Watching a War on Social Media

Tokens of solidarity outside the Ukrainian embassy in Georgetown. Photo by Kaiden J. Yu.

For young people such as me, the war in Ukraine has been truly unlike anything we have lived through. We have seen a terrible civil war unfolding in Syria for over ten years now and other conflicts across the world, some of which the United States has been involved in. Some of these conflicts have been just as destructive, but Ukraine has felt very different for young Americans given the role of social media and the significance of the conflict to the West.

My and my classmates’ social media feeds are flooded with war like never before. People on the ground have been filming the invasion on their personal devices and sharing that footage with millions on social media instantaneously. These are just ordinary people, not professional journalists.

The role of social media has in some ways been a double-edged sword for onlookers. On one hand, we are able to see what ordinary people in Ukraine are experiencing through social media, which has led people who would otherwise be completely disconnected from the conflict to be able to empathize and better understand what is happening. 

On the other hand, young generations are faced with the problem of not knowing what information they see online to believe. We have seen rampant disinformation about the conflict. Young people should be mindful that the information they find on social media may be pushing an unreal narrative in an attempt to either entertain, push an agenda or boost Ukrainian morale.    

This war also presents a reality that young people are unfamiliar with: an armed conflict in Europe involving a major world military power. War in Europe is something that we read about in history textbooks. It was not something I ever expected to see taking place in my lifetime. For me, this war has brought about the realization that history is unfolding before my very eyes. 
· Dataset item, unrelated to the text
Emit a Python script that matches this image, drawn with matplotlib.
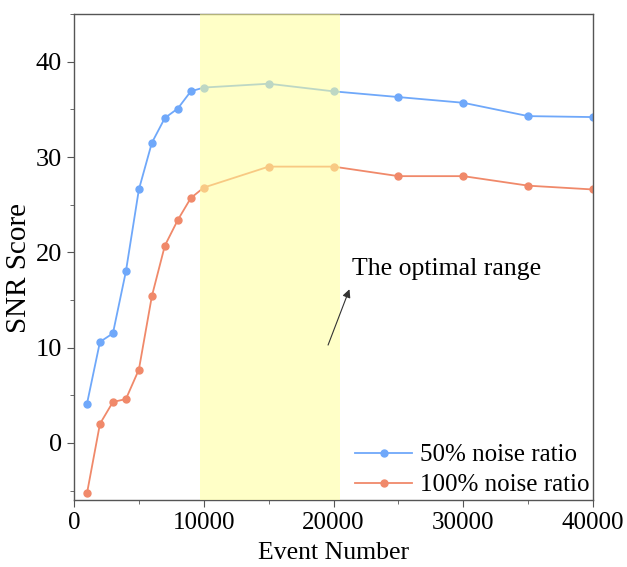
import matplotlib
matplotlib.use("Agg")
import matplotlib.pyplot as plt
from matplotlib.ticker import MultipleLocator

plt.rcParams['font.family'] = ['Liberation Serif', 'DejaVu Serif']

# Event counts and SNR scores
events = [1000, 2000, 3000, 4000, 5000, 6000, 7000, 8000, 9000,
          10000, 15000, 20000, 25000, 30000, 35000, 40000]
snr_50 = [4.1, 10.6, 11.5, 18.0, 26.6, 31.5, 34.1, 35.1, 36.9,
          37.3, 37.7, 36.9, 36.3, 35.7, 34.3, 34.2]
snr_100 = [-5.3, 2.0, 4.3, 4.6, 7.7, 15.4, 20.7, 23.4, 25.7,
           26.8, 29.0, 29.0, 28.0, 28.0, 27.0, 26.6]
labels = ['50% noise ratio', '100% noise ratio']
optimal = (9700, 20500)

fig = plt.figure(figsize=(6.27, 5.67), dpi=100)
ax = fig.add_axes([0.118, 0.118, 0.828, 0.857])

ax.plot(events, snr_50, color='#6fa8fa', marker='o', markersize=5,
        linewidth=1.3, label=labels[0], zorder=2)
ax.plot(events, snr_100, color='#f0896a', marker='o', markersize=5,
        linewidth=1.3, label=labels[1], zorder=2)

# yellow band drawn over the lines, so markers inside look tinted
ax.axvspan(optimal[0], optimal[1], color='#ffff99', alpha=0.55, lw=0, zorder=3)

# arrow pointing at the text
ax.annotate('', xy=(21300, 16.4), xytext=(19500, 10.0),
            arrowprops=dict(arrowstyle='-|>', color='#333333', lw=0.8,
                            mutation_scale=12), zorder=4)
ax.text(21400, 18.3, 'The optimal range', fontsize=18.5, va='center', ha='left', zorder=4)

ax.set_xlim(0, 40000)
ax.set_ylim(-6, 45)
ax.xaxis.set_major_locator(MultipleLocator(10000))
ax.xaxis.set_minor_locator(MultipleLocator(5000))
ax.yaxis.set_major_locator(MultipleLocator(10))
ax.yaxis.set_minor_locator(MultipleLocator(5))
ax.tick_params(which='both', direction='out', top=False, right=False,
               color='#555555')
ax.tick_params(axis='x', labelsize=18)
ax.tick_params(axis='y', labelsize=19)
ax.tick_params(which='major', length=5)
ax.tick_params(which='minor', length=3)
for s in ax.spines.values():
    s.set_color('#555555')
    s.set_linewidth(1.0)

ax.set_xlabel('Event Number', fontsize=18.5, labelpad=6)
ax.set_ylabel('SNR Score', fontsize=21)
ax.yaxis.set_label_coords(-0.081, 0.477)

ax.legend(loc='lower right', frameon=False, fontsize=18, handlelength=2.3,
          borderaxespad=0.0, borderpad=0.15, labelspacing=0.3, handletextpad=0.3)

fig.savefig('out.png', dpi=100)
Russia’s invasion of Ukraine has seen an outpouring of support from Americans unlike similarly bloody conflicts in my lifetime—for example, Saudi Arabia’s military presence in Yemen—perhaps because the cities and towns that we see being destroyed by the Russians look like home for many in the West, unlike other wars in the 21st century. 

At the end of the day, a town destroyed is a town destroyed, and a life lost is a life lost no matter where or what the implications are. In order to be good global citizens, it is necessary to reflect on why Americans, and more specifically members of the GDS community, haven’t given as much attention to other important conflicts as they have to Ukraine. The outpouring of support has been inspiring, but people should not only care about unjust wars when everyone around them does. 

Seeing that much of Eastern Europe is now more closely aligned with the West and more democratic than during the Cold War, I had always thought of Soviet-era oppression I grew up hearing about as a thing of the past. Putin’s invasion is reminiscent of stories of Soviet aggression I had heard but never lived through. 

For young people, the war in Ukraine presents itself as a moment of reckoning. Peace in Europe, something we once took for granted, now seems less certain. 

I have lived through the reigns of numerous autocratic and oppressive rulers—North Korea’s Kim Jong Un, for example, or Venezuela’s Nicolás Maduro—but none who are as powerful as and have posed the same threat to democracy as Putin. Watching Putin roll in and attempt to topple a democracy is truly eye-opening and should prompt us all to reflect on our values and how we can best uphold them.